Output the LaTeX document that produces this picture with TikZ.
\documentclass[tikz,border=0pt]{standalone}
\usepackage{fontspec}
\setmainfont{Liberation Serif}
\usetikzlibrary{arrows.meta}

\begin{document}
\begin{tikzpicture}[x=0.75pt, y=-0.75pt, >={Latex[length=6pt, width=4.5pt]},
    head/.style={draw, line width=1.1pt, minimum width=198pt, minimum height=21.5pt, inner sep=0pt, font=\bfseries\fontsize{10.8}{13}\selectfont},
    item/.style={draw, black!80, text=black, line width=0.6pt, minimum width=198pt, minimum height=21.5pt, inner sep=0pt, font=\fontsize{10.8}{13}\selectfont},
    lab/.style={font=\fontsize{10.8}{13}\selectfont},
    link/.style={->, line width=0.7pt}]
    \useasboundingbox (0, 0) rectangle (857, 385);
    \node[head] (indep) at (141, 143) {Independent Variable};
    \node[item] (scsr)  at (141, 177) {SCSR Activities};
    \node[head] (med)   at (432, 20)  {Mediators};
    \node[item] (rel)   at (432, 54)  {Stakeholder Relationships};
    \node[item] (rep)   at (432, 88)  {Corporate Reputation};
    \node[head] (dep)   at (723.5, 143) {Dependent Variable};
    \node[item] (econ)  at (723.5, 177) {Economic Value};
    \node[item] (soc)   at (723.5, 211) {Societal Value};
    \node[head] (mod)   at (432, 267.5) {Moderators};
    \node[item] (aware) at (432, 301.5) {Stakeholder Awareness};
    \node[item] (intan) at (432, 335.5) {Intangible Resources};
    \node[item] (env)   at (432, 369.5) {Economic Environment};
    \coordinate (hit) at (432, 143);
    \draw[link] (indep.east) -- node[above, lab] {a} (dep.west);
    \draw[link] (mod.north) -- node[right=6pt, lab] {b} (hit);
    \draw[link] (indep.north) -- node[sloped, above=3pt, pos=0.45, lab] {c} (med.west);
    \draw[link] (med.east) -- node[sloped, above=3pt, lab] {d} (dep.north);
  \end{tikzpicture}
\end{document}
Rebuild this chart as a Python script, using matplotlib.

Work instructions: Identify every line holding the word "this" and copy it out.

Response:
Output the LaTeX document that produces this picture with TikZ.
Rebuild this chart as a Python script, using matplotlib.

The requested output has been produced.